George Thornton inspects damage to the Mantanzas Innlet Restaurant  in St. Augustine, after last year's Hurricane Matthew raked Florida's east coast. The National Hurricane Center has announced some new products for the 2017 hurricane season.  DOUGLAS R. CLIFFORD   |   Times

George Thornton inspects damage to the Mantanzas Innlet Restaurant in St. Augustine, after last year's Hurricane Matthew raked Florida's east coast. The National Hurricane Center has announced some new products for the 2017 hurricane season. DOUGLAS R. CLIFFORD | Times
Published March 18, 2017

As storm forecasters have grown more certain over the years about the potential path a hurricane will take, the popular "cone of uncertainty" used in models has grown smaller. But widespread misunderstanding of the cone has prompted forecasters to try to improve the tool.

This year the National Hurricane Center will use a modified tool with an even sleeker tracking cone and an advancement they hope will help people not directly in a storm's path better understand the potential danger they face.

A shaded area overlaid beyond the cone will show the farthest reaches of possible tropical storm- and hurricane-force winds.

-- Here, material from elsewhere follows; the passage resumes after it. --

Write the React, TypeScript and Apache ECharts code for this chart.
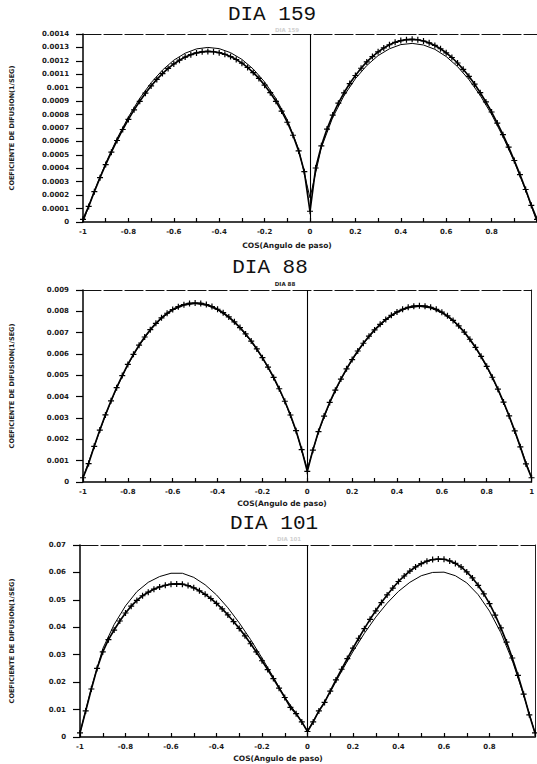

"The public tends to still focus on the exact path of the storm (based on the cone) and they don't take into account the stuff that happens outside of it," said Stacy Stewart, senior hurricane specialist at NOAA's National Hurricane Center in Miami. "The wind field is much larger than the cone. We're using that to give people an idea of wind hazards that exist outside the cone."

The improved tool is an attempt to alert folks not to let down their guard if they're not precisely in the direct path of a storm.

"People think, 'I'm outside the cone, so I'm going to be okay,' " said Betty Hearn Morrow, professor emerita in sociology at Florida International University, who has helped research and test National Weather Service tools. But that's not always the case, she said, because the cone doesn't account for dangerous winds. The new map is "the right idea, definitely," she said.

Stewart said people should also remember that the cone is still a flawed predictor. One-third of the time the center of a hurricane will travel outside of the cone completely.

"Thirty-three percent of your forecast can still fall outside the cone," he said.

The National Weather Service has unveiled several other new tools aimed at precisely conveying potential hazards like storm surge and wind speed.

A storm surge watch/warning system will be used this hurricane season to highlight areas along the Gulf and Atlantic coasts that are at risk of life-threatening inundation. The new tool would alert residents to the risks of rising water and the need to evacuate.

"Along the coastline, storm surge tends to be the primary killer of people," Stewart said.

The weather service will also roll out an experimental map that predicts the time of arrival of tropical-storm-force winds. Using a wind-speed-probability model in which 1,000 plausible scenarios are calculated, the graphic will display the earliest reasonable and most likely arrival time of storm winds on land, giving people an idea of how long they have to prepare for a storm.

Another change: Hurricane forecasters are now allowed to issue advisories for what they are calling "potential tropical cyclones." Before, they had to wait until a storm was more developed before issuing warnings and a projected path. Now, they can issue advisories for any storm systems that pose a threat of tropical-storm or hurricane-force winds to land within 48 hours.

"Advances in forecasting over the past decade or so … now allow the confident prediction of tropical cyclone impacts while these systems are still in the developmental stage," the weather service wrote in its description of new products for the 2017 hurricane season, which begins June 1 and runs through the end of November. "For these land-threatening 'potential tropical cyclones', (the National Hurricane Center) will now issue the full suite of text, graphical, and watch/warning products that previously has only been issued for ongoing tropical cyclones."